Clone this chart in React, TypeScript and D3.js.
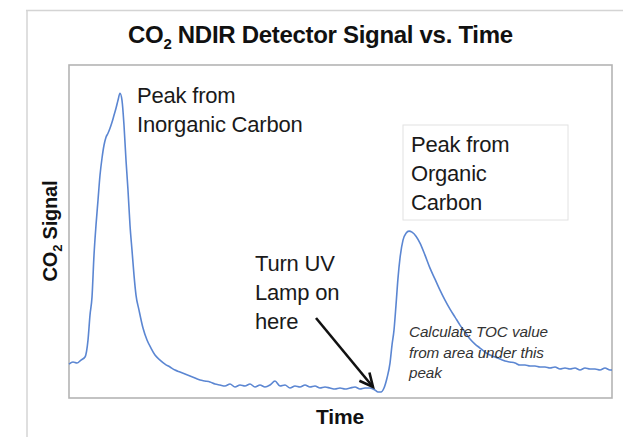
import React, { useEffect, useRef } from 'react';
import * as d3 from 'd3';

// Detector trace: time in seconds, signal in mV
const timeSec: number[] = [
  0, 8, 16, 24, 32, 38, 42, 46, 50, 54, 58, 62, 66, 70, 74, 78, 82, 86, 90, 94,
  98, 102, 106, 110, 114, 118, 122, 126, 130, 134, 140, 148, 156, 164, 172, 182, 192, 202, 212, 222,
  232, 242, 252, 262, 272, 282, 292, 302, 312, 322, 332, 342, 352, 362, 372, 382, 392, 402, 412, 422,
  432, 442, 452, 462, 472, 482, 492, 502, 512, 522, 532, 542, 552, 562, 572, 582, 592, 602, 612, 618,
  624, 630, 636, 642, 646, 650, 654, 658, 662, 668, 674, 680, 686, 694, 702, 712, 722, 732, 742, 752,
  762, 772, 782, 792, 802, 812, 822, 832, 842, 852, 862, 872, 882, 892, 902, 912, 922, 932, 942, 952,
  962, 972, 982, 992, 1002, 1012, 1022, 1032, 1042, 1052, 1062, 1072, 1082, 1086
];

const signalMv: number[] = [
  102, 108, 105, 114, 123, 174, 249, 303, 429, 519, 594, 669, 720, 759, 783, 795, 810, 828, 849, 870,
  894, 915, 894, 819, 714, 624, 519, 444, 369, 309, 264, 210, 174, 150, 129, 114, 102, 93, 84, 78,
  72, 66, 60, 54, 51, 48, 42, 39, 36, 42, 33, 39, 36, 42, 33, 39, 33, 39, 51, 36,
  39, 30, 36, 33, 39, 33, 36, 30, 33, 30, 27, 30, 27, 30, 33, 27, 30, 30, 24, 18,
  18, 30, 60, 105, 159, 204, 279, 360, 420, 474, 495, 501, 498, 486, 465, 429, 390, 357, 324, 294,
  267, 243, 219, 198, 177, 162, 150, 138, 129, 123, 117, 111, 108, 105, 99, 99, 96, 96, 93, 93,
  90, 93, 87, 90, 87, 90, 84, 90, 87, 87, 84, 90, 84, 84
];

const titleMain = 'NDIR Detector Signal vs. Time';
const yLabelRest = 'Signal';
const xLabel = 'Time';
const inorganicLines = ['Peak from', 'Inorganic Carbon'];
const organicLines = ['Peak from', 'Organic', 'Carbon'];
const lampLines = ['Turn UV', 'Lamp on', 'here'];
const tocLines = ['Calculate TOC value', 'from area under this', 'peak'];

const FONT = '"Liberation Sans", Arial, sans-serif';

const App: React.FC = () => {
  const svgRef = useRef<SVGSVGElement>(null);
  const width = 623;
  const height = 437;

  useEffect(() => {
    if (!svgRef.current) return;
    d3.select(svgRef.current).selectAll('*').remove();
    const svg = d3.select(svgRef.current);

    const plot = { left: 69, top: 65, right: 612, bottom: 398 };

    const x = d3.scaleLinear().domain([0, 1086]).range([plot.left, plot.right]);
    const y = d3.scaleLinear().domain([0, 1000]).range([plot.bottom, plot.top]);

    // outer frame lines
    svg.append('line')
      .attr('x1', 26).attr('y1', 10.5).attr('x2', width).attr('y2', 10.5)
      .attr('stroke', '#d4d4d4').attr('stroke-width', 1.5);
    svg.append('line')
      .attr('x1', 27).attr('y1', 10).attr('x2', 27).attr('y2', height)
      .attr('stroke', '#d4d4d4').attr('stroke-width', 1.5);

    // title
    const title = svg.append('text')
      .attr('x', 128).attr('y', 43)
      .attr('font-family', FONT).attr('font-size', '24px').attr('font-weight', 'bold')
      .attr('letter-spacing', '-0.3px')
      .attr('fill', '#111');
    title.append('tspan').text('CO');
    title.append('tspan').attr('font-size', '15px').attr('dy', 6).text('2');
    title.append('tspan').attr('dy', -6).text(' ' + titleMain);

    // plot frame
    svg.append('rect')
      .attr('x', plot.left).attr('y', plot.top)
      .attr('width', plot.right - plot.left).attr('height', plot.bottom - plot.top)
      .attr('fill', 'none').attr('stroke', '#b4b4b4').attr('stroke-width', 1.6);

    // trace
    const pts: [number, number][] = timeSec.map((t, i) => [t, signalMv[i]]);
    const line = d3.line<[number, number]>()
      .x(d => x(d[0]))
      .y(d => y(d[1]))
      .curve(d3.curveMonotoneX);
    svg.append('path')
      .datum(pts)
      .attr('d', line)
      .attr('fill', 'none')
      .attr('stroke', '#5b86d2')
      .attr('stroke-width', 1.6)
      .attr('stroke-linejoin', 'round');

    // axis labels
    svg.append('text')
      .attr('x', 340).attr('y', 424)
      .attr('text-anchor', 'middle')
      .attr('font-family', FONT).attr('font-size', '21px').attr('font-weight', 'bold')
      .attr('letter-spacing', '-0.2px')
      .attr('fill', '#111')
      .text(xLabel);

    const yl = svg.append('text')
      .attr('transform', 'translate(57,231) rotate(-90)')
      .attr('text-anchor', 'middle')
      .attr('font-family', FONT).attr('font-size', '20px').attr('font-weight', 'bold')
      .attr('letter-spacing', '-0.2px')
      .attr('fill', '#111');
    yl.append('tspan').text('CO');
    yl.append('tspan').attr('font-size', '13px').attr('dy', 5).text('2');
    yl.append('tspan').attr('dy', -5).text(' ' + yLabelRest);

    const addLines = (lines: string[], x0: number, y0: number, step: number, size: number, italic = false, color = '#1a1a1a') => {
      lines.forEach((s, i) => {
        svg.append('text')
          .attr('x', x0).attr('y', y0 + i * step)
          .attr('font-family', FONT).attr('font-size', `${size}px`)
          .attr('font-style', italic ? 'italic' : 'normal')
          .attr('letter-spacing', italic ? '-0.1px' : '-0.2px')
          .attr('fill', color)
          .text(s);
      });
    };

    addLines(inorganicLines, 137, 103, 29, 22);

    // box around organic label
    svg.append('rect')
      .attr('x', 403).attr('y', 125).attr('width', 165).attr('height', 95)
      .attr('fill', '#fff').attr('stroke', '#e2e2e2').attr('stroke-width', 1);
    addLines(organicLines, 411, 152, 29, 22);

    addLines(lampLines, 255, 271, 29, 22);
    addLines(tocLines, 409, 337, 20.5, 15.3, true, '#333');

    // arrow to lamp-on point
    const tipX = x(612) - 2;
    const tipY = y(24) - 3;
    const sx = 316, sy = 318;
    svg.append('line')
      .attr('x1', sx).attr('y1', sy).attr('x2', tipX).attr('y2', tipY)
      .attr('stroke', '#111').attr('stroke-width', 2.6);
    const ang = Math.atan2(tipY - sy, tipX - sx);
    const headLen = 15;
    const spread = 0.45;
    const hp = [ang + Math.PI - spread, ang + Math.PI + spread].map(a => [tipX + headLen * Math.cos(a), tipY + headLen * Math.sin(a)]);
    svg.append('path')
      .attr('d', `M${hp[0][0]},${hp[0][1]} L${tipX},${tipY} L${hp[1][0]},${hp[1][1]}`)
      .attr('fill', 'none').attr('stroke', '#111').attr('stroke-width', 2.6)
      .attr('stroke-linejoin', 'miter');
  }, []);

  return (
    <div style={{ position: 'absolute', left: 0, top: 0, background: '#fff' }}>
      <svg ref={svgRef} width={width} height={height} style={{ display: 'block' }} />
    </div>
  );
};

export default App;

------------------------------

- [Aim]
Return the material line for line, from its beginning to the line that contains "import * as d3 from 'd3';", with the pictures left out.

- [Output of the exercise]
Clone this chart in React, TypeScript and D3.js.
import React, { useEffect, useRef } from 'react';
import * as d3 from 'd3';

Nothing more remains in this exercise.